» **What you will do**: Repeat the material verbatim. Images are excluded from the copy.

» **Recorded data**:
################
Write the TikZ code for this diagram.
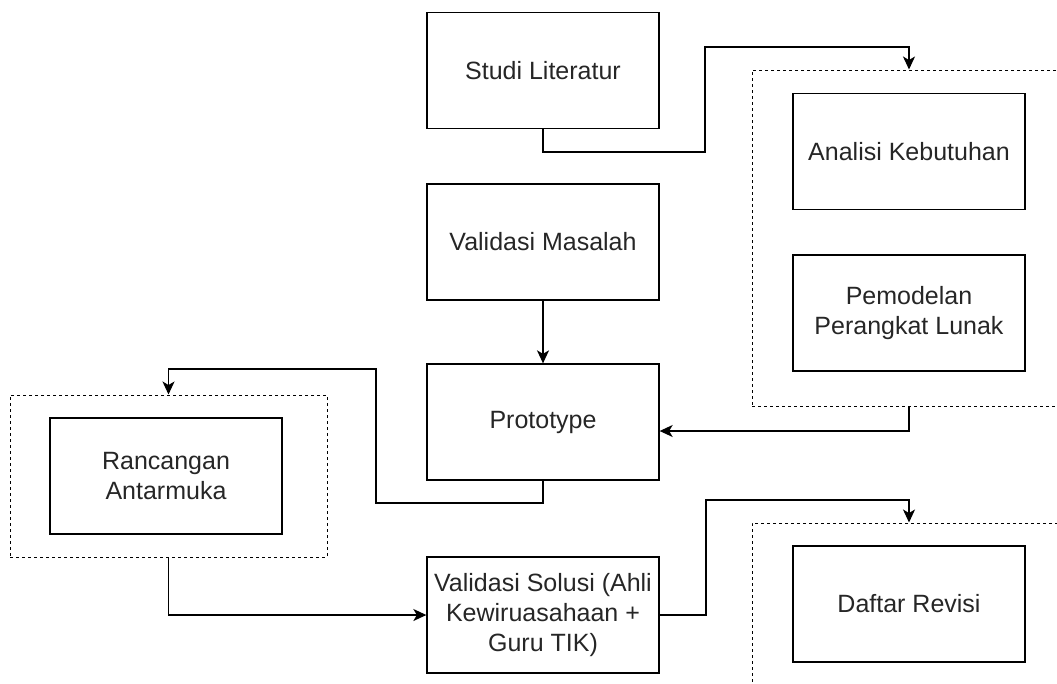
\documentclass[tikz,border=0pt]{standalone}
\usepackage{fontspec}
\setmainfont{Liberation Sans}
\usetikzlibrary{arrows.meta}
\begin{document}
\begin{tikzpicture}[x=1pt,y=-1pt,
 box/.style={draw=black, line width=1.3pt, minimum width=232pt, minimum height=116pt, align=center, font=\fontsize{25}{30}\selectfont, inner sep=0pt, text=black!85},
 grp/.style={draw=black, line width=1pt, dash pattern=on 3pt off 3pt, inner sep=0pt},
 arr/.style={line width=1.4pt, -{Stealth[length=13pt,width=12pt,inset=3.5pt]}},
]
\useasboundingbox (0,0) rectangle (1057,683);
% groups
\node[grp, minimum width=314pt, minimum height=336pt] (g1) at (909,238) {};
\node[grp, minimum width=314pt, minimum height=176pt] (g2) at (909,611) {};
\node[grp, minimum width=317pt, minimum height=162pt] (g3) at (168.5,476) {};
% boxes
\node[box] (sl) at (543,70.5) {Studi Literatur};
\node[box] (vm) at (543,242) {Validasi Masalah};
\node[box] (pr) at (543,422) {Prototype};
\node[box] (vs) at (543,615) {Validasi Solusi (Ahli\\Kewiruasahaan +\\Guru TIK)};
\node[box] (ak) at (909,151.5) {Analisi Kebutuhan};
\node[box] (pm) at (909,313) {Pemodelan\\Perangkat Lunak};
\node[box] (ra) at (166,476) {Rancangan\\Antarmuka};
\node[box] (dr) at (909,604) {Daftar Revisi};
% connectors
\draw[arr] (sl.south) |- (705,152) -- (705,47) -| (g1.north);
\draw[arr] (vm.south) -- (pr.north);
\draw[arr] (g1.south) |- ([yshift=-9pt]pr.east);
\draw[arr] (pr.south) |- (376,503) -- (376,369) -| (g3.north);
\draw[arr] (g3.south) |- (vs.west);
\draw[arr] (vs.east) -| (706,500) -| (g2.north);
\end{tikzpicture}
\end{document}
################
» **Result of this task**:
Write the TikZ code for this diagram.
\documentclass[tikz,border=0pt]{standalone}
\usepackage{fontspec}
\setmainfont{Liberation Sans}
\usetikzlibrary{arrows.meta}
\begin{document}
\begin{tikzpicture}[x=1pt,y=-1pt,
 box/.style={draw=black, line width=1.3pt, minimum width=232pt, minimum height=116pt, align=center, font=\fontsize{25}{30}\selectfont, inner sep=0pt, text=black!85},
 grp/.style={draw=black, line width=1pt, dash pattern=on 3pt off 3pt, inner sep=0pt},
 arr/.style={line width=1.4pt, -{Stealth[length=13pt,width=12pt,inset=3.5pt]}},
]
\useasboundingbox (0,0) rectangle (1057,683);
% groups
\node[grp, minimum width=314pt, minimum height=336pt] (g1) at (909,238) {};
\node[grp, minimum width=314pt, minimum height=176pt] (g2) at (909,611) {};
\node[grp, minimum width=317pt, minimum height=162pt] (g3) at (168.5,476) {};
% boxes
\node[box] (sl) at (543,70.5) {Studi Literatur};
\node[box] (vm) at (543,242) {Validasi Masalah};
\node[box] (pr) at (543,422) {Prototype};
\node[box] (vs) at (543,615) {Validasi Solusi (Ahli\\Kewiruasahaan +\\Guru TIK)};
\node[box] (ak) at (909,151.5) {Analisi Kebutuhan};
\node[box] (pm) at (909,313) {Pemodelan\\Perangkat Lunak};
\node[box] (ra) at (166,476) {Rancangan\\Antarmuka};
\node[box] (dr) at (909,604) {Daftar Revisi};
% connectors
\draw[arr] (sl.south) |- (705,152) -- (705,47) -| (g1.north);
\draw[arr] (vm.south) -- (pr.north);
\draw[arr] (g1.south) |- ([yshift=-9pt]pr.east);
\draw[arr] (pr.south) |- (376,503) -- (376,369) -| (g3.north);
\draw[arr] (g3.south) |- (vs.west);
\draw[arr] (vs.east) -| (706,500) -| (g2.north);
\end{tikzpicture}
\end{document}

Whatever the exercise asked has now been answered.